Personal information
- Full name: Amanda Ellen Jones
- Born: 1962 (age 62–63) England Great Britain

Team information
- Discipline: Road
- Role: Rider

Amateur teams
- West Pennine Road Club
- GS Surosa

Major wins
- UCI Road World Championships Road Race (1982)

Medal record
Representing Great Britain
Women's Road bicycle racing
World Championships
| Gold medal – first place | 1982 Goodwood | Road race |
| Bronze medal – third place | 1980 Sallanches | Road race |

= Mandy Jones (cyclist) =

British former racing cyclist (born 1962)

Amanda Ellen "Mandy" Jones is a British former racing cyclist born in 1962 who won the women's world road race championship in 1982.

==Biography==
Jones joined the West Pennine Road Club to ride on Sunday outings. She rode her first race in 1974 and five years later tied with Julie Earnshaw for first place in the national junior 10-mile time trial championship. They recorded 25m 42s.

The experience persuaded her to race seriously. She rode the world road race championship for Britain in 1980, when she was 18, and took the bronze medal behind the American Beth Heiden on a tough circuit at Sallanches, in the French Alps.

The Golden Book of Cycling, which she signed when she was 29, said: "Her potential was evident: Britain had a new star in the making."

She won the national 3,000m individual pursuit championship at Leicester in 1982, broke the world 5,000 metres record on the same track in the same year, and became national 50-mile time-trial champion.

Riding the world championship road race in Goodwood, Sussex, England that year, she broke clear of the field to win by 10 seconds. She was the first British woman to win a world championship for 15 years. She said:

"I won by accident. It was just plain daft. We were going downhill and I just rode past them. Then I looked back, saw I had a gap and kept going. I was praying my legs wouldn't collapse. But with around half a lap to go, I started thinking 'Hey, I could win this!"

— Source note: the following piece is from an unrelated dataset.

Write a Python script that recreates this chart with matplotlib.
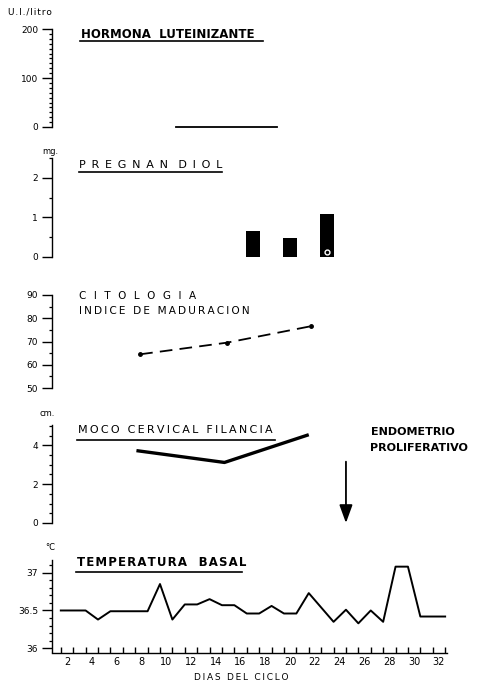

She was, said the Golden Book of Cycling, "the perfect example of how a youngster, while enjoying the companionship and adventure of club runs, can successfully aspire to becoming a world champion by self-dedication and encouragement."

She ran cycle shop Surosa Cycles in Oldham, Greater Manchester with her husband until January 2015.

In 2009, she was inducted into the British Cycling Hall of Fame.